Du fond de mon cœur : lettres inédites de Jane Austen
Raison et sentiments, Orgueil et préjugés, Northanger Abbey… La femme de lettres anglaise Jane Austen (1775-1817) n’a écrit que six romans, mais ses personnages issus de la gentry sont entrés dans notre culture littéraire — notamment grâce aux nombreuses adaptations destinées au petit et au grand écran. Connue de son vivant d’un cercle restreint de lecteurs, son ironie mordante et la critique sociale de ses contemporains la placent parmi les grandes figures de la littérature britannique. Or seuls quelques fragments de sa vie intérieure et personnelle nous sont parvenus, principalement sous forme de correspondance. Un vide que la publication des lettres à ses nièces par la maison d’édition girondine Finitude vient combler, pour le plus grand plaisir des Janéites, les admirateurs de la romancière.
Un portrait en ombres chinoises
Créées en 2002 par Emmanuelle et Thierry Boizet, anciens libraires girondins, les éditions Finitude bâtissent au fil de leurs parutions un très beau catalogue régulièrement salué par la critique et plébiscité par les lecteurs. J’aime particulièrement leur flair en ce qui concerne les (bons) premiers romans : En attendant Bojangles, d’Olivier Bourdeaut, c’est Finitude. La qualité du travail de ses fondateurs repose aussi sur leur sélection de textes français ou anglais inédits ; d’ailleurs, la maison est née avec la publication d’un manuscrit oublié de l’écrivain bordelais Jean Forton. Quelle ne fut pas ma joie de découvrir lors du salon du livre de Bordeaux, il y a bientôt trois ans, la première traduction française des lettres de Jane Austen à ses nièces ! Le soin apporté à la réalisation de l’objet livre était déjà source de ravissement, alors des écrits inédits de l’une de mes romancières favorites !… Vous pensez bien que j’ai dégainé le numéraire aussi vite que mon ombre.

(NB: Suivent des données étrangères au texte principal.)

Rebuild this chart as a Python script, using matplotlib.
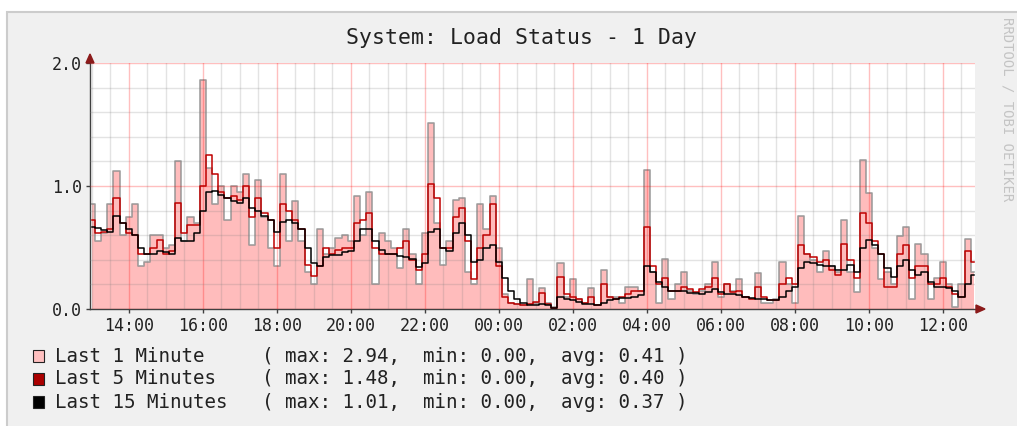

La parution de ces lettres est d’autant plus appréciable que les sources biographiques de première main concernant l’autrice (échanges épistolaires et témoignages de sa famille) sont rares et lacunaires. Bien qu’elles vécurent rarement séparées, sa principale correspondante fut sa sœur Cassandra ; malheureusement, cette dernière brûla la quasi-totalité des lettres de Jane en 1843, deux ans avant sa mort. Pis, elle alla même jusqu’à censurer les quelques missives qu’elle choisit de conserver. À la lumière d’un tel comportement, quel crédit accorder à la première biographie de l’autrice, publiée par son neveu Edward Austen-Leigh (A Memoir of Jane Austen, 1869) ? En effet, cet ouvrage contribua à forger la légende de la good quiet Aunt Jane, celle d’une vieille fille placide et heureuse, dont la nombreuse famille (près d’une trentaine de neveux et nièces !) constituait le vrai pilier.

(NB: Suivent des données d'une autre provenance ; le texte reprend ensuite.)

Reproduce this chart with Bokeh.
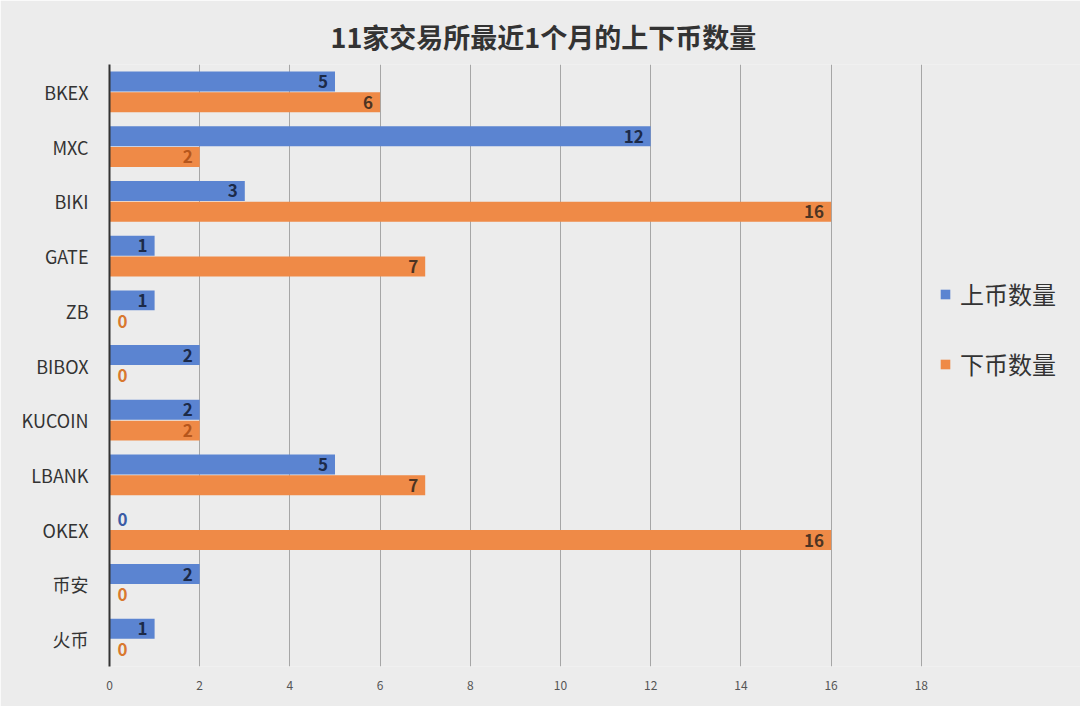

Pourtant, une lettre de la nièce préférée de Jane, Fanny, rédigée en 1877, mit à mal ce charmant tableau : « Il est tout à fait vrai que dans certaines circonstances, tante Jane ne se montrait pas aussi raffinée qu’elle aurait dû si l’on songe à son talent (…). Mes deux tantes avaient été éduquées dans la plus complète ignorance du monde et de ses us et coutumes (comme la mode, etc.) (…). Si lire ceci te chagrine, je t’en demande pardon, mais c’est ce qui est venu sous ma plume, et c’est la vérité. » La traductrice des lettres de Jane Austen à ses nièces, Marie Dupin, explique la dureté de Fanny — véritable trahison aux yeux des Janéites — par sa volonté de mettre à distance une parente jugée vulgaire d’après les critères d’une société victorienne guindée et prude. La tentation pour les biographes postérieurs de brosser le portrait de Miss Austen en femme aigrie, en proie à des périodes de grande tristesse et enchaînée à une famille déplaisante fut donc grande.

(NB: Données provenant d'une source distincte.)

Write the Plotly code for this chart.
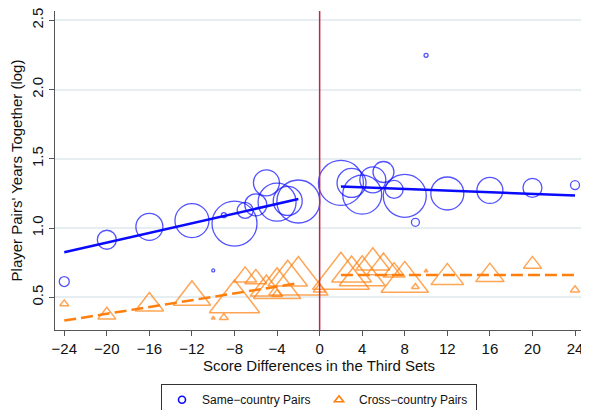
import plotly.graph_objects as go

# ---- data ----
same_x = [-24, -20, -16, -12, -10, -9, -8, -7, -6, -5, -4, -3, -2,
          2, 3, 4, 5, 6, 7, 8, 9, 10, 12, 16, 20, 24]
same_y = [0.614, 0.916, 1.009, 1.054, 0.694, 1.093, 1.033, 1.128, 1.168, 1.327, 1.187, 1.196, 1.192,
          1.326, 1.326, 1.242, 1.349, 1.405, 1.279, 1.233, 1.042, 2.248, 1.250, 1.272, 1.291, 1.311]
same_w = [10, 19, 27, 34, 3, 5, 45, 16, 22, 26, 38, 29, 43,
          45, 29, 39, 26, 21, 18, 43, 8, 4, 33, 26, 19, 9]

cross_x = [-24, -20, -16, -12, -10, -9, -8, -7, -6, -5, -4, -4, -3, -2, 0,
           2, 3, 4, 5, 6, 7, 8, 9, 10, 12, 16, 20, 24]
cross_y = [0.453, 0.371, 0.446, 0.502, 0.350, 0.354, 0.468, 0.647, 0.633, 0.560, 0.565, 0.522, 0.644, 0.609, 0.558,
           0.647, 0.673, 0.656, 0.751, 0.715, 0.682, 0.611, 0.576, 0.690, 0.643, 0.658, 0.739, 0.554]
cross_w = [7, 14, 22, 29, 3, 7, 39, 18, 17, 25, 36.6, 8.3, 30.7, 46, 10,
           44, 31, 35.7, 26.3, 26, 17, 36.7, 6, 3, 25.3, 22, 14, 7.3]

fit_same_left_x = [-24, -2]
fit_same_left_y = [0.825, 1.21]
fit_same_right_x = [2, 24]
fit_same_right_y = [1.30, 1.236]
fit_cross_left_x = [-24, -2]
fit_cross_left_y = [0.332, 0.602]
fit_cross_right_x = [2, 24]
fit_cross_right_y = [0.661, 0.661]

x_ticks = list(range(-24, 25, 4))
y_ticks = [0.5, 1.0, 1.5, 2.0, 2.5]

BLUE = "#0a0aff"
ORANGE = "#ff7f0e"
FONT = "Liberation Sans"

fig = go.Figure()

fig.add_trace(go.Scatter(
    x=same_x, y=same_y, mode="markers", showlegend=False,
    marker=dict(symbol="circle-open", size=[w * 1.0 for w in same_w],
                color=BLUE, line=dict(color=BLUE, width=1.3)),
))
fig.add_trace(go.Scatter(
    x=cross_x, y=cross_y, mode="markers", showlegend=False,
    marker=dict(symbol="triangle-up-open", size=[w * 1.12 for w in cross_w],
                color=ORANGE, line=dict(color=ORANGE, width=1.5)),
))

for xs, ys in [(fit_same_left_x, fit_same_left_y), (fit_same_right_x, fit_same_right_y)]:
    fig.add_trace(go.Scatter(x=xs, y=ys, mode="lines", showlegend=False,
                             line=dict(color=BLUE, width=2.5)))
for xs, ys in [(fit_cross_left_x, fit_cross_left_y), (fit_cross_right_x, fit_cross_right_y)]:
    fig.add_trace(go.Scatter(x=xs, y=ys, mode="lines", showlegend=False,
                             line=dict(color=ORANGE, width=2.5, dash="12px,5px")))

# legend entries
fig.add_trace(go.Scatter(x=[None], y=[None], mode="markers", name="Same\u2212country Pairs",
                         marker=dict(symbol="circle-open", size=7, color=BLUE,
                                     line=dict(color=BLUE, width=1.6))))
fig.add_trace(go.Scatter(x=[None], y=[None], mode="markers", name="Cross\u2212country Pairs",
                         marker=dict(symbol="triangle-up-open", size=8, color=ORANGE,
                                     line=dict(color=ORANGE, width=1.6))))

fig.add_vline(x=0, line=dict(color="#c0283f", width=1.5), layer="above")

fig.update_layout(
    width=589, height=410,
    margin=dict(l=47, r=14, t=3, b=79),
    paper_bgcolor="white", plot_bgcolor="white",
    font=dict(family=FONT, size=15, color="#111111"),
    showlegend=True,
    legend=dict(orientation="h", x=0.5, xanchor="center", y=-0.17, yanchor="top",
                bordercolor="#333333", borderwidth=1, font=dict(size=12, family=FONT),
                bgcolor="white", itemwidth=30, entrywidth=112),
    xaxis=dict(
        range=[-24.87, 24.75], tickvals=x_ticks, showgrid=False, zeroline=False,
        showline=True, linecolor="#555555", linewidth=1.2,
        ticks="outside", ticklen=5, tickcolor="#555555",
        tickfont=dict(size=15, family=FONT),
        title=dict(text="Score Differences in the Third Sets", standoff=3,
                   font=dict(size=15, family=FONT)),
        automargin=False,
    ),
    yaxis=dict(
        range=[0.264, 2.568], tickvals=y_ticks, tickformat=".1f", tickangle=-90,
        ticklabeloverflow="allow",
        showgrid=True, gridcolor="#e6eef1", gridwidth=1.5, zeroline=False,
        showline=True, linecolor="#555555", linewidth=1.2,
        ticks="outside", ticklen=5, tickcolor="#555555",
        tickfont=dict(size=15, family=FONT),
        title=dict(text="Player Pairs' Years Together (log)", standoff=4,
                   font=dict(size=15, family=FONT)),
        automargin=False,
    ),
)

fig.write_html("out.html")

Le recueil de lettres publié par Finitude démontre, au contraire, combien Aunt Jane fut proche de ses nièces Fanny et Anna, toutes deux nées en 1793 alors qu’elle avait à peine dix-sept ans. Fidèle aux préceptes éducatifs de son père George, la jeune femme ne fut avare ni de conseils ni d’encouragements dans les domaines susceptibles d’intéresser ces demoiselles — nous verrons lesquels par la suite. Pour avoir séjourné à plusieurs reprises au cottage de Chawton, le domicile de Jane, Cassandra et leur mère à partir de 1809, leur nièce Anna garda le souvenir d’une vie paisible, rythmée, comme le confirme Marie Dupin, « par les tâches domestiques, les visites aux membres de sa famille, quelques “party”, les travaux d’aiguille et la lecture. Jane ajouta l’écriture à ce programme. »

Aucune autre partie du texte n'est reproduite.